The major findings of this study include the following:  

  • 8% of PBGC-covered plans performed risk-transfer activity (RTA) during the 2015-2018 study period. 
  • 44.8 % of large plans (greater than 1,000 participants) performed an RTA during the study period. 
  • 92.6 % of plans that performed an RTA during the study period provided a lump sum option, as opposed to only 18.8% of plans that opted to purchase annuities.
  • 2.4 million participants received either a lump sum distribution or an annuity as part of a risk-transfer transaction during the study period, and thus are no longer participating in their pension plan or covered by PBGC insurance. These participants represent 7.9 % of the 30.9 million participants in PBGC-covered plans during the 2014 plan year.
  • 63% of all participants affected by an RTA during the study period received a distribution from their plan through the election of a lump sum.
  • Plans paying the PBGC’s variable-rate premiums (VRPs) at the per-participant cap were three times as likely to perform an RTA during the period as all other plans (i.e., those paying a lower or no VRP).
  • Plans sponsored by financially weak companies (i.e., plans that the PBGC considers reasonably possible to terminate) performed RTAs at similar rates to other plans.

The report also shows trends, including those concerning performing an RTA, lump-sum payments and purchasing annuities, which perhaps is more instructive than simple raw data.
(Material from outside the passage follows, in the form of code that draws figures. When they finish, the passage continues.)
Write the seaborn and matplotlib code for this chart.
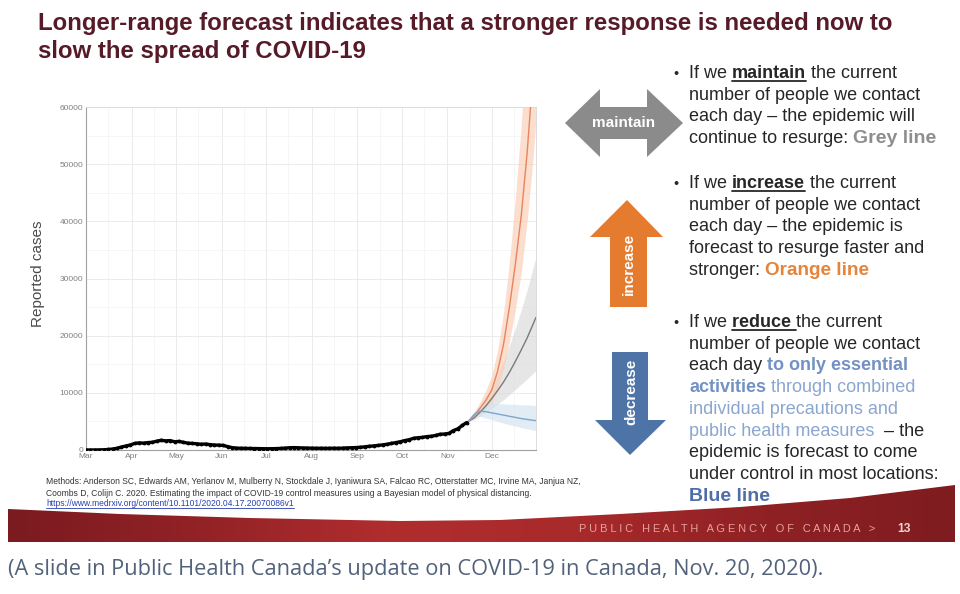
import numpy as np
import pandas as pd
import matplotlib
matplotlib.use("Agg")
import matplotlib.pyplot as plt
import matplotlib.dates as mdates
from matplotlib.patches import Polygon
from matplotlib.lines import Line2D
from matplotlib.colors import LinearSegmentedColormap
import seaborn as sns

# observed reported cases, one value every 3rd day from 1 March 2020
obs_start = "2020-03-01"
obs_cases = [
    5, 8, 12, 20, 45, 90, 170, 300, 520, 700,
    880, 1150, 1250, 1200, 1300, 1350, 1550, 1700, 1600, 1650,
    1450, 1500, 1350, 1200, 1150, 1100, 1000, 1050, 950, 870,
    850, 800, 600, 420, 330, 300, 290, 270, 260, 250,
    230, 220, 230, 250, 280, 330, 400, 420, 390, 360,
    340, 320, 300, 310, 290, 300, 320, 300, 330, 370,
    400, 430, 480, 560, 650, 720, 800, 900, 1000, 1150,
    1300, 1450, 1650, 1800, 2050, 2150, 2200, 2350, 2400, 2550,
    2750, 2800, 2900, 3400, 3700, 4300, 4800,
]

# forecast scenarios (median and band)
fc_dates = ["2020-11-15", "2020-11-19", "2020-11-23", "2020-11-27", "2020-12-01",
            "2020-12-05", "2020-12-09", "2020-12-13", "2020-12-17", "2020-12-21",
            "2020-12-25", "2020-12-29", "2020-12-31"]
grey_mid = [5000, 5600, 6600, 7700, 9000, 10400, 11900, 13600, 15500, 17500, 19600, 22000, 23200]
grey_lo = [5000, 5300, 5900, 6600, 7300, 8000, 8800, 9700, 10600, 11500, 12400, 13400, 13900]
grey_hi = [5000, 6000, 7400, 9000, 11000, 13200, 15600, 18300, 21300, 24500, 28000, 31800, 33800]
orange_mid = [5000, 6000, 7300, 8700, 10500, 13800, 18500, 25000, 32500, 41000, 52000, 66000, 74000]
orange_lo = [5000, 5500, 6300, 7200, 8400, 10700, 14200, 19000, 24500, 31000, 40000, 51000, 58000]
orange_hi = [5000, 6600, 8400, 10400, 13000, 17500, 24000, 33000, 44000, 57000, 73000, 90000, 100000]
blue_mid = [5000, 6200, 6800, 6700, 6500, 6300, 6100, 5900, 5700, 5500, 5350, 5200, 5150]
blue_lo = [5000, 5800, 5900, 5600, 5300, 5000, 4700, 4400, 4200, 3900, 3700, 3500, 3400]
blue_hi = [5000, 6700, 7700, 8000, 8100, 8100, 8100, 8000, 8000, 7900, 7900, 7800, 7800]

month_fmt = "%b"
y_ticks = [0, 10000, 20000, 30000, 40000, 50000, 60000]

W, H = 960, 594
TXT = "#262626"


def fx(x):
    return x / W


def fy(y):
    return 1 - y / H


sns.set_style("white")
plt.rcParams["font.family"] = ["Liberation Sans", "DejaVu Sans"]

fig = plt.figure(figsize=(W / 100, H / 100), dpi=100)
rend = fig.canvas.get_renderer()


def text_width(s, **kw):
    t = fig.text(0, 0, s + "|", **kw)
    w1 = t.get_window_extent(renderer=rend).width
    t.set_text("|")
    w2 = t.get_window_extent(renderer=rend).width
    t.remove()
    return w1 - w2


def fit_size(s, width, size, **kw):
    return size * width / text_width(s, fontsize=size, **kw)


# ---------------- chart ----------------
ax = fig.add_axes([fx(86), fy(450), fx(536) - fx(86), (450 - 107) / H])

obs = pd.DataFrame({"date": pd.date_range(obs_start, periods=len(obs_cases), freq="3D"),
                    "cases": obs_cases})
dates = pd.to_datetime(fc_dates)
fc = pd.concat([
    pd.DataFrame({"date": dates, "scenario": "maintain", "mid": grey_mid, "lo": grey_lo, "hi": grey_hi}),
    pd.DataFrame({"date": dates, "scenario": "increase", "mid": orange_mid, "lo": orange_lo, "hi": orange_hi}),
    pd.DataFrame({"date": dates, "scenario": "decrease", "mid": blue_mid, "lo": blue_lo, "hi": blue_hi}),
])
band_cols = {"maintain": "#dadada", "increase": "#fbcdb6", "decrease": "#d3e3f1"}
line_cols = {"maintain": "#7a7a7a", "increase": "#e8845c", "decrease": "#7ea6cc"}

for scen, g in fc.groupby("scenario", sort=False):
    ax.fill_between(g["date"], g["lo"], g["hi"], color=band_cols[scen], alpha=0.65, lw=0, zorder=2)
sns.lineplot(data=fc, x="date", y="mid", hue="scenario", palette=line_cols,
             lw=1.0, legend=False, ax=ax, zorder=3)
sns.lineplot(data=obs, x="date", y="cases", color="black", lw=2.4, marker="o",
             ms=2, mec="black", ax=ax, zorder=4)

ax.set_xlim(pd.Timestamp("2020-03-01"), pd.Timestamp("2020-12-31"))
ax.set_ylim(0, 60000)
ax.set_yticks(y_ticks)
ax.yaxis.set_minor_locator(matplotlib.ticker.MultipleLocator(5000))
ax.xaxis.set_major_locator(mdates.MonthLocator())
ax.xaxis.set_minor_locator(mdates.MonthLocator(bymonthday=16))
ax.xaxis.set_major_formatter(mdates.DateFormatter(month_fmt))
ax.grid(True, which="major", color="#e8e8e8", lw=0.6)
ax.grid(True, which="minor", color="#f3f3f3", lw=0.5)
ax.set_axisbelow(True)
ax.tick_params(which="both", length=0, labelsize=6, labelcolor="#808080", pad=2)
ax.set_xlabel("")
ax.set_ylabel("Reported cases", fontsize=11, color="#4a4a4a")
ax.yaxis.set_label_coords(-0.092, 0.515)
for side in ["left", "bottom"]:
    ax.spines[side].set_color("#a0a0a0")
    ax.spines[side].set_linewidth(0.8)
for side in ["top", "right"]:
    ax.spines[side].set_color("#dcdcdc")
    ax.spines[side].set_linewidth(0.7)

# ---------------- title ----------------
title_kw = dict(fontweight="bold", color="#561a28")
tsize = fit_size("Longer-range forecast indicates that a stronger response is needed now to", 855, 16, **title_kw)
fig.text(fx(38), fy(30), "Longer-range forecast indicates that a stronger response is needed now to",
         fontsize=tsize, va="baseline", **title_kw)
fig.text(fx(38), fy(58), "slow the spread of COVID-19", fontsize=tsize, va="baseline", **title_kw)

# ---------------- arrows ----------------
def shape(pts, color):
    fig.add_artist(Polygon([(fx(x), fy(y)) for x, y in pts], closed=True,
                           transform=fig.transFigure, facecolor=color, edgecolor="none"))


shape([(565, 123), (600, 89), (600, 107), (647, 107), (647, 89), (683, 123),
       (647, 157), (647, 139), (600, 139), (600, 157)], "#8b8b8b")
shape([(627, 200), (663, 237), (647, 237), (647, 307), (610, 307), (610, 237), (590, 237)], "#e47b2e")
shape([(612, 352), (648, 352), (648, 420), (666, 420), (630, 455), (595, 420), (612, 420)], "#4e73a7")
arrow_kw = dict(color="white", fontweight="bold", ha="center", va="center", fontsize=11)
fig.text(fx(624), fy(123), "maintain", **arrow_kw)
fig.text(fx(629), fy(264), "increase", rotation=90, **arrow_kw)
fig.text(fx(631), fy(392), "decrease", rotation=90, **arrow_kw)

# ---------------- bullet text ----------------
base = fit_size("number of people we contact", 231, 13)
GREY = {"weight": "bold", "color": "#8e8e8e", "scale": 1.08}
ORANGE = {"weight": "bold", "color": "#e5843b", "scale": 1.05}
BLUE1 = {"weight": "bold", "color": "#7391c4"}
BLUE2 = {"color": "#8ba6d0"}
BLUE3 = {"weight": "bold", "color": "#4d6ea8", "scale": 1.08}


def rich_line(x, y, parts):
    for s, st in parts:
        kw = dict(fontsize=base * st.get("scale", 1), fontweight=st.get("weight", "normal"),
                  color=st.get("color", TXT))
        fig.text(fx(x), fy(y), s, va="baseline", ha="left", **kw)
        w = text_width(s, **kw)
        if st.get("ul"):
            fig.add_artist(Line2D([fx(x), fx(x + w)], [fy(y + 2.6)] * 2, color=kw["color"], lw=1.3))
        x += w


bullets = [
    (78, [[("If we ", {}), ("maintain", {"weight": "bold", "ul": True}), (" the current", {})],
          [("number of people we contact", {})],
          [("each day \u2013 the epidemic will", {})],
          [("continue to resurge: ", {}), ("Grey line", GREY)]]),
    (188, [[("If we ", {}), ("increase", {"weight": "bold", "ul": True}), (" the current", {})],
           [("number of people we contact", {})],
           [("each day \u2013 the epidemic is", {})],
           [("forecast to resurge faster and", {})],
           [("stronger: ", {}), ("Orange line", ORANGE)]]),
    (327, [[("If we ", {}), ("reduce ", {"weight": "bold", "ul": True}), ("the current", {})],
           [("number of people we contact", {})],
           [("each day ", {}), ("to only essential", BLUE1)],
           [("activities", BLUE1), (" through combined", BLUE2)],
           [("individual precautions and", BLUE2)],
           [("public health measures", BLUE2), ("  \u2013 the", {})],
           [("epidemic is forecast to come", {})],
           [("under control in most locations:", {})],
           [("Blue line", BLUE3)]]),
]
for y0, lines in bullets:
    fig.text(fx(673), fy(y0), "\u2022", fontsize=base * 0.8, color=TXT, va="baseline")
    for i, parts in enumerate(lines):
        rich_line(689, y0 + i * 21.7, parts)

# ---------------- methods footnote ----------------
m1 = ("Methods: Anderson SC, Edwards AM, Yerlanov M, Mulberry N, Stockdale J, Iyaniwura SA, "
      "Falcao RC, Otterstatter MC, Irvine MA, Janjua NZ,")
m2 = ("Coombs D, Colijn C. 2020. Estimating the impact of COVID-19 control measures using a "
      "Bayesian model of physical distancing.")
m3 = "https://www.medrxiv.org/content/10.1101/2020.04.17.20070086v1"
msize = fit_size(m1, 537, 6)
fig.text(fx(46), fy(484), m1, fontsize=msize, color="#333333", va="baseline")
fig.text(fx(46), fy(495.5), m2, fontsize=msize, color="#333333", va="baseline")
fig.text(fx(46), fy(506.5), m3, fontsize=msize, color="#2a3fb0", va="baseline")
w3 = text_width(m3, fontsize=msize)
fig.add_artist(Line2D([fx(46), fx(46 + w3)], [fy(508)] * 2, color="#2a3fb0", lw=0.6))

# ---------------- red footer band ----------------
band_top = [(8, 509), (120, 514), (250, 518), (400, 521), (500, 520), (620, 514),
            (740, 507), (850, 498), (955, 485)]
bax = fig.add_axes([fx(8), fy(542), fx(955) - fx(8), (542 - 485) / H])
bax.set_xlim(8, 955)
bax.set_ylim(542, 485)
bax.axis("off")
red_cmap = LinearSegmentedColormap.from_list(
    "band", ["#7a1b20", "#922226", "#b02d2e", "#a92a2b", "#8f2124", "#7e1c20"])
grad = np.linspace(0, 1, 256)[None, :]
im = bax.imshow(grad, cmap=red_cmap, aspect="auto", extent=[8, 955, 542, 485])
clip = Polygon(band_top + [(955, 542), (8, 542)], closed=True, transform=bax.transData,
               facecolor="none", edgecolor="none")
bax.add_patch(clip)
im.set_clip_path(clip)

agency = "P U B L I C   H E A L T H   A G E N C Y   O F   C A N A D A   >"
asize = fit_size(agency, 300, 7)
fig.text(fx(579), fy(532), agency, fontsize=asize, color="#e6a1a1", va="baseline")
fig.text(fx(897), fy(532), "13", fontsize=asize * 1.1, fontweight="bold", color="#f1d2d2", va="baseline")

# ---------------- caption ----------------
cap = "(A slide in Public Health Canada\u2019s update on COVID-19 in Canada, Nov. 20, 2020)."
cap_kw = dict(family=["Open Sans", "DejaVu Sans"], color="#52627a")
csize = fit_size(cap, 810, 13, **cap_kw)
fig.text(fx(8), fy(575), cap, fontsize=csize, va="baseline", **cap_kw)

fig.savefig("out.png", dpi=100)
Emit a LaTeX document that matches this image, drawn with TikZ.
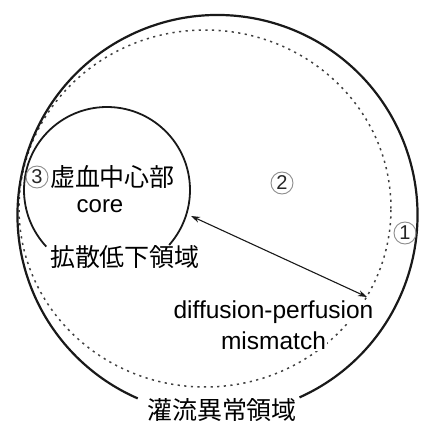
\documentclass[tikz,border=0pt]{standalone}
\usepackage{fontspec}
\setmainfont{Liberation Sans}
\newfontfamily\cjk{Noto Sans CJK JP}
\usetikzlibrary{arrows.meta}
\begin{document}
\begin{tikzpicture}[x=1pt,y=1pt,
  outerline/.style={line width=2.2pt,black!90},
  innerline/.style={line width=1.8pt,black!90},
  dotline/.style={line width=1.5pt,black!75,dash pattern=on 2.2pt off 4.4pt},
  arrowline/.style={line width=1.1pt,black!90,{Stealth[length=9pt,width=6pt]}-{Stealth[length=9pt,width=6pt]}},
  cjklabel/.style={font=\cjk\fontsize{25}{28}\selectfont,inner sep=0pt},
  numlabel/.style={circle,draw=black!45,line width=0.9pt,minimum size=22pt,inner sep=0pt,
    font=\fontsize{20}{22}\selectfont,text=black!85},
  latlabel/.style={font=\fontsize{24.5}{29}\selectfont,inner sep=1pt}
]
\useasboundingbox (0,0) rectangle (421,424);
% mismatch boundary (dotted)
\draw[dotline] (205,215.5) ellipse[x radius=186,y radius=178.5];
% labels over the dotted line
\node[latlabel,fill=white] (mm1) at (273.5,112) {diffusion-perfusion};
\node[latlabel,fill=white] (mm2) at (273.5,83) {mismatch};
% perfusion abnormality (outer)
\draw[outerline] (217.5,209) ++(-65.8:200) arc[start angle=-65.8,end angle=246.5,radius=200];
% core (inner)
\draw[innerline] (107,234) ++(-41.5:83) arc[start angle=-41.5,end angle=223,radius=83];
% arrow
\coordinate (a) at (191,208);
\coordinate (b) at (367,127);
\draw[arrowline] (a) -- (b);
% labels
\node[numlabel] (three) at (37,247) {3};
\node[cjklabel] (core) at (112.5,247) {虚血中心部};
\node[font=\fontsize{24}{26}\selectfont,inner sep=0pt] (coreen) at (100,218) {core};
\node[cjklabel] (diff) at (125,167) {拡散低下領域};
\node[numlabel] (two) at (282,241) {2};
\node[numlabel] (one) at (405,191) {1};
\node[cjklabel] (perf) at (222,14) {灌流異常領域};
\end{tikzpicture}
\end{document}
For instance, while the aggregate data shows that 92.6% of plans that performed an RTA during the period 2015-2018 provided a lump sum payment option, the number of such plans fell through the period and by 2018 was less than half that in 2015. Similarly, while during the totality of the period only 18.8% of the plans that performed an RTA purchased annuities, there was a marked increase in the number of single-employer plans purchasing annuities; in fact, the number of plans doing so more than doubled in just three years. 

 

Activity 2015 2016 2017 2018
Plans performing any RTA 1.024 643 891 623
Plans offering lump sums 960 585 768 447
Plans purchasing annuities 91 76 159 213

 

And as a companion to the Analysis of Single-Employer Partial Pension Risk Transfers, additional data tables related to partial pension risk transfer activity are posted along with the 2018 Data Tables.

Multiemployer Plans 

In Benefit Provisions in Multiemployer Defined Benefit Pension Plans 2016 Plan Year Reporting, the PBGC supplements its data tables and provides a detailed review of plan provisions available to active workers participating in multiemployer pension plans.

The significant findings in this report include: 

  • The most common formulas provide for a flat dollar monthly benefit for each year of credited service.
  • The average monthly accrual rate for the flat dollar plans is about $102 per month per year of service. 
  • The average benefit accrual rate across all plan types that were included in the study is estimated to be comparable to a $99 per month per year of service benefit; the median benefit across all plans is estimated to be $83 per year of service. 
  • The construction industry covers by far the highest share of plans (55%) and the highest share of active participants (42%). 
  • Pension accruals are generally lower for critical and critical and declining plans than for healthier plans. These critical and critical and declining plans also have a lower incidence of disability benefit provisions. 
  • Accrued pension benefits are higher than average in the construction and transportation/warehousing sectors and lower than average in the retail and manufacturing sectors. 
  • Normal retirement date overwhelmingly is age 65 (with or without a service requirement), although a significant number of construction industry plans use age 62. Construction industry plans, along with those in the transportation and warehousing sectors, have the highest incidence of subsidized early retirement benefits. “Subsidized” is defined as a 5% per year or less benefit reduction for early retirement.